§ **What is being asked**:
Return the lines below exactly, from the first line to the line that contains "102, 110, 120, 130, 140]". Leave out pictures.

§ **Given data**:
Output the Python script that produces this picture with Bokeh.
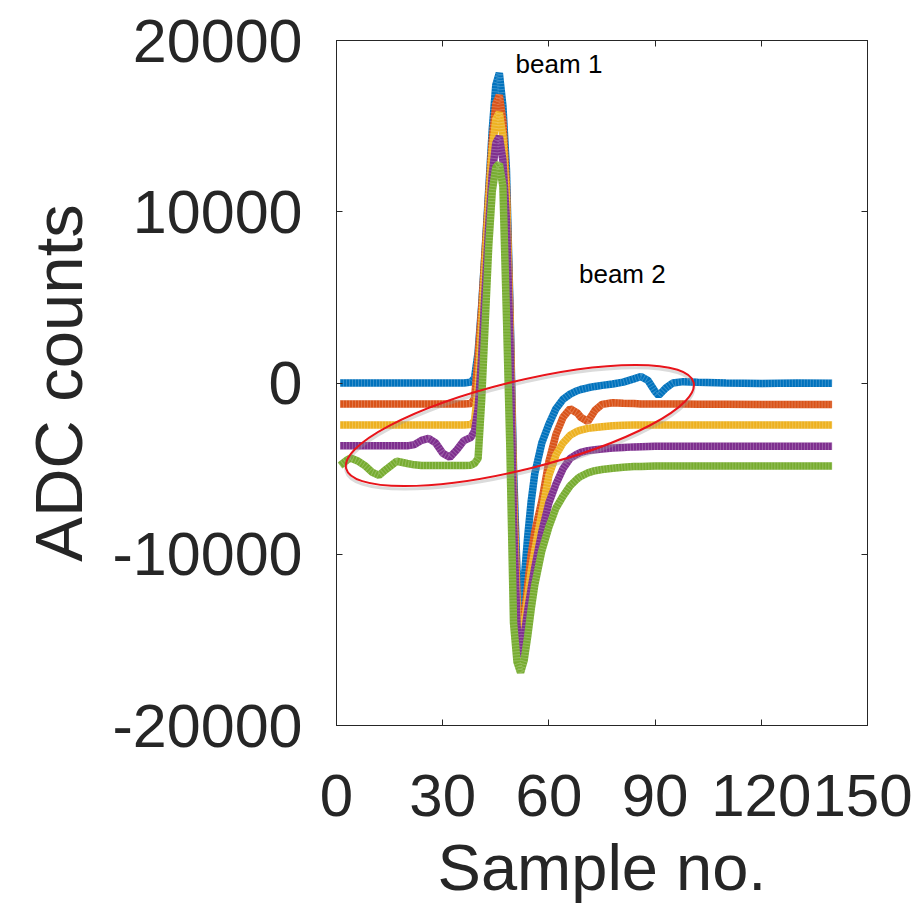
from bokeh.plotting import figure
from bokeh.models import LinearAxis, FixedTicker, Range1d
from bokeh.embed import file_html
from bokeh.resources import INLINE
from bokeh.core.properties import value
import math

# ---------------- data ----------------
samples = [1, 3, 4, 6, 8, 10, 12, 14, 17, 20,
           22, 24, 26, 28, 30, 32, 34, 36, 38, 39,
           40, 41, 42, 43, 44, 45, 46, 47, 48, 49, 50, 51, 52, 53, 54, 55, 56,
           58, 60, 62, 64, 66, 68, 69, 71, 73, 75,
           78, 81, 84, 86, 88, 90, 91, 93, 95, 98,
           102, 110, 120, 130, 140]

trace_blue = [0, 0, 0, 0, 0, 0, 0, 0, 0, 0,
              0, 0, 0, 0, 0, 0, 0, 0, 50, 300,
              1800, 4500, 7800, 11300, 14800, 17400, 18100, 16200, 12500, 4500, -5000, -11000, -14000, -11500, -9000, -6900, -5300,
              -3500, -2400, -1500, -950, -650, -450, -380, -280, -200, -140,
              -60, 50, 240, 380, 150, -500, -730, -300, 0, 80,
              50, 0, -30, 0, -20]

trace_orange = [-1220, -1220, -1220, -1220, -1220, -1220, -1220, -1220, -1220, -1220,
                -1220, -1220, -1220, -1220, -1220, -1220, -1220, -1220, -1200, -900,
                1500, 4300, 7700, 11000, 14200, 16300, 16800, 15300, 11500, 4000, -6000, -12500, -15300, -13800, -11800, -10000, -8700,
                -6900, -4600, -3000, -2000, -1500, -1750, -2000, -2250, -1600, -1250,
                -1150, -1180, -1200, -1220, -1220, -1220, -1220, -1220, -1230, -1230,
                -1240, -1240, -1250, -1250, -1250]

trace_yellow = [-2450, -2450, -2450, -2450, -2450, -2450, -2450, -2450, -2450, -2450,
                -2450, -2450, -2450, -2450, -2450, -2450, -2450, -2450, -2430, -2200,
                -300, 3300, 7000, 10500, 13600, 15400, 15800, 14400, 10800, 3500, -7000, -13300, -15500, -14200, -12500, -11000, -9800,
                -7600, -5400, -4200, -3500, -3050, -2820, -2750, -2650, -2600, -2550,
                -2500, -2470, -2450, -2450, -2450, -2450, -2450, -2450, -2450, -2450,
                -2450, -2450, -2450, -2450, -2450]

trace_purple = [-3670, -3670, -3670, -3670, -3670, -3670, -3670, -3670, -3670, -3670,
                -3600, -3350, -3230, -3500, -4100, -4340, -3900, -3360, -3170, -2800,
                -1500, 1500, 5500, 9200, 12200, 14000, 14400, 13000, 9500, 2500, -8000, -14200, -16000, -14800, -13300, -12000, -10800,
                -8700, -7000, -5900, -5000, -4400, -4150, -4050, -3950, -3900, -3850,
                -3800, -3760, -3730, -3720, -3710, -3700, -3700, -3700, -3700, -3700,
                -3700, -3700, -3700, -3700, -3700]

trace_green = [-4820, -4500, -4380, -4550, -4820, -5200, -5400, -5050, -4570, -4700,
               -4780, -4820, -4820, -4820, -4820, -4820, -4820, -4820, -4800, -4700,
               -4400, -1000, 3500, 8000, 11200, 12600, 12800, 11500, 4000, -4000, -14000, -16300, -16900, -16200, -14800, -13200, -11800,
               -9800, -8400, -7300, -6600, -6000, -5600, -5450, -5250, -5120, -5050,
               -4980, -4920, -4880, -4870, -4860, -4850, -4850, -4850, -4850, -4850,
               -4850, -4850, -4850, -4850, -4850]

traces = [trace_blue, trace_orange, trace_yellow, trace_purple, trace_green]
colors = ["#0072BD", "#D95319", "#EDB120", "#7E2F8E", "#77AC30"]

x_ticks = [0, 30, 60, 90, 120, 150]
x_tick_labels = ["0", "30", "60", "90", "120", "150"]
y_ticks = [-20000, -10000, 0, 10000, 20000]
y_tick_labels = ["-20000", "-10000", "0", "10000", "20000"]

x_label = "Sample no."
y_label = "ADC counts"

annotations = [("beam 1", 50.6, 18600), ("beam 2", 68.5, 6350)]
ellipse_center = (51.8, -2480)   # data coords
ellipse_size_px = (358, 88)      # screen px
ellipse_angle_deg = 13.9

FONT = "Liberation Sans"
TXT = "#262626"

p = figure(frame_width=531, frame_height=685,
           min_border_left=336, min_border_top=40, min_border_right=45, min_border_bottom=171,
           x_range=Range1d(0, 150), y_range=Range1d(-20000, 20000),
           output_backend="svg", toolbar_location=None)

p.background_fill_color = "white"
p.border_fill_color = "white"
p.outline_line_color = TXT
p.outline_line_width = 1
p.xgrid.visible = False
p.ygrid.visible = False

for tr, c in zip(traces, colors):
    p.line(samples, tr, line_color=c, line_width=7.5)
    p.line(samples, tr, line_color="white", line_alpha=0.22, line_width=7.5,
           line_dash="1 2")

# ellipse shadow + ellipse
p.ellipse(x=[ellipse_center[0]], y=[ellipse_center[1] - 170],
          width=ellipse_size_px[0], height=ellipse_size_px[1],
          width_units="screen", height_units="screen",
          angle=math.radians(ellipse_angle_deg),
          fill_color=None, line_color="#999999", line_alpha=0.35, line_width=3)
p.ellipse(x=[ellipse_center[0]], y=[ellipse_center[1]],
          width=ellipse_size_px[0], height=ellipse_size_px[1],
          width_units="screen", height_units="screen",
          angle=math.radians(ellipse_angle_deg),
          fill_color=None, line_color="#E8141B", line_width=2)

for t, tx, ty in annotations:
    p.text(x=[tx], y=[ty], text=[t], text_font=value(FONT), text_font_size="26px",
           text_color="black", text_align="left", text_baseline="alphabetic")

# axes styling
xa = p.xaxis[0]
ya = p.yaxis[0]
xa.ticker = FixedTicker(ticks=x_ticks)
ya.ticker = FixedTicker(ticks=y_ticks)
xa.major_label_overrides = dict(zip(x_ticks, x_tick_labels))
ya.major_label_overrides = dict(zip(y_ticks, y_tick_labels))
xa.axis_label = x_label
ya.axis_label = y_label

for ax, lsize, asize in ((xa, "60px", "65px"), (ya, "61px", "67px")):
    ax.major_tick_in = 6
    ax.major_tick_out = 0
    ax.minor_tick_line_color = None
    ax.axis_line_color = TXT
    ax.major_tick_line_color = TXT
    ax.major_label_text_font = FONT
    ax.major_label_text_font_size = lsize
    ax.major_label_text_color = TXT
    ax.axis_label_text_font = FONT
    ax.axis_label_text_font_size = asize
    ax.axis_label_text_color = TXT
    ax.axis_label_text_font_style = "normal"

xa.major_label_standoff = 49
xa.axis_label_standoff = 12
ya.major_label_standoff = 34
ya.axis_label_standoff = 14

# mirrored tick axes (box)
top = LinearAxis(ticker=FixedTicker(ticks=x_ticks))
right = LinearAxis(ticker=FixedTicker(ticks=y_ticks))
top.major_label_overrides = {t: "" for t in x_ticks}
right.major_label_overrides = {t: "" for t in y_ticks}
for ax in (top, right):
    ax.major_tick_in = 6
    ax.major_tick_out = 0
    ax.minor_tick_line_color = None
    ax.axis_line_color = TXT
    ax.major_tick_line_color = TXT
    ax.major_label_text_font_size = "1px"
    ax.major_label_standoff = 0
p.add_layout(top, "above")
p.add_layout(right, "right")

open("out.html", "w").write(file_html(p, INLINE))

§ **Task answer**:
Output the Python script that produces this picture with Bokeh.
from bokeh.plotting import figure
from bokeh.models import LinearAxis, FixedTicker, Range1d
from bokeh.embed import file_html
from bokeh.resources import INLINE
from bokeh.core.properties import value
import math

# ---------------- data ----------------
samples = [1, 3, 4, 6, 8, 10, 12, 14, 17, 20,
           22, 24, 26, 28, 30, 32, 34, 36, 38, 39,
           40, 41, 42, 43, 44, 45, 46, 47, 48, 49, 50, 51, 52, 53, 54, 55, 56,
           58, 60, 62, 64, 66, 68, 69, 71, 73, 75,
           78, 81, 84, 86, 88, 90, 91, 93, 95, 98,
           102, 110, 120, 130, 140]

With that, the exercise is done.